• Thu
  • Oct 3, 2013
  • Updated: 8:42am
NewsWorld
SOCIAL MEDIA

Killers' confessions of crime on social media a growing trend

Florida man who posted photo of wife's corpse is among many to share details of crimes online

Monday, 12 August, 2013, 5:27am

 

Derek Medina's was not the first Facebook confession, but it may have been the most graphic.

At least a handful of others have posted online about killing someone, but this seems to be the first time anyone included a grisly photo of the corpse. Medina, 31, made the post on Thursday after allegedly killing his wife, then turned himself in to police.

In December 2011, a middle-aged Indiana man posted that he had shot dead his 19-year-old ex-girlfriend and her friend. He also announced his own death.

"someone call 911. three dead bodies at 3229 lima road fort wayne Indiana," he wrote. "I've killed ryann, erin, and myself. People were warned not to play me and ruin me. They didn't listen. Sorry about your luck."

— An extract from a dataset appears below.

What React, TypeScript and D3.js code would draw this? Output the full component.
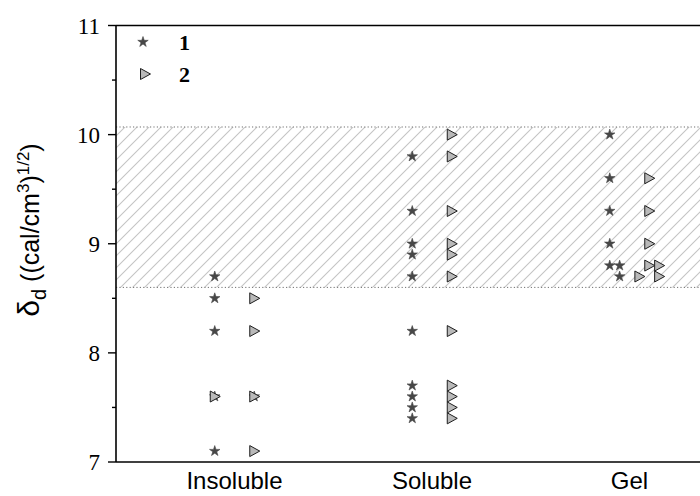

Police found all three dead when they arrived.

Last April, a 28-year-old Vietnamese man posted a Facebook message confessing to killing his girlfriend of six years after she broke up with him, press reports said. The man, Dang Van Khuyen, reportedly surrendered to police in Ho Chi Minh City soon afterward.

The same month, San Diego police began investigating a possible murder confession that went viral after being posted anonymously on the popular website reddit.com The post, by a user identified as "Narratto", reportedly said: "My sister had an abusive meth addict boyfriend. I killed him with his own drugs while he was unconscious and they ruled it as an overdose."

Experts are not surprised that people are turning to social-networking sites to confess shocking crimes.

"Social networks are becoming more and more a public place. We shouldn't be terribly surprised that people would gather in that place and do what people do, which is some things that are extremely unseemly and unconscionable," said Al Tompkins, senior faculty member at The Poynter Institute, a journalism think tank.

Medina shared prolifically on social-media sites, from 143 YouTube videos chronicling everything from his basketball games to his boat trips, to numerous self-published e-books.

"It's quite common for people to see online social media as an extension of their life," Tompkins said.

Medina's post may indicate a narcissistic personality disorder, according to Dr Prakash Masand, a former psychiatrist at Duke University in Durham, North Carolina, who directs a medical-education website.

"In the most twisted way, that's the ultimate form of grandiosity. You're posting the conquest of a bizarre action you performed for the whole world to see on Facebook," he said. "A picture is worth a thousand words."

Online confessions were rare, but accidentally incriminating oneself was becoming more common, said Lauri Stevens, who consults with law enforcement around the United States on social media.

Before Facebook removed Medina's profile at the request of police, the confession and graphic photo were widely shared on social-networking sites.

People have been responding to the death in the same way he published it - online.

At least three fake Facebook profiles for Medina have emerged, one with the tagline "I killed my wife, big deal."

They have received hundreds of likes and comments.

Curiosity about gruesome acts was human nature, but social media has allowed it to go viral, Masand noted.

"It appeals to our basic instincts," he said.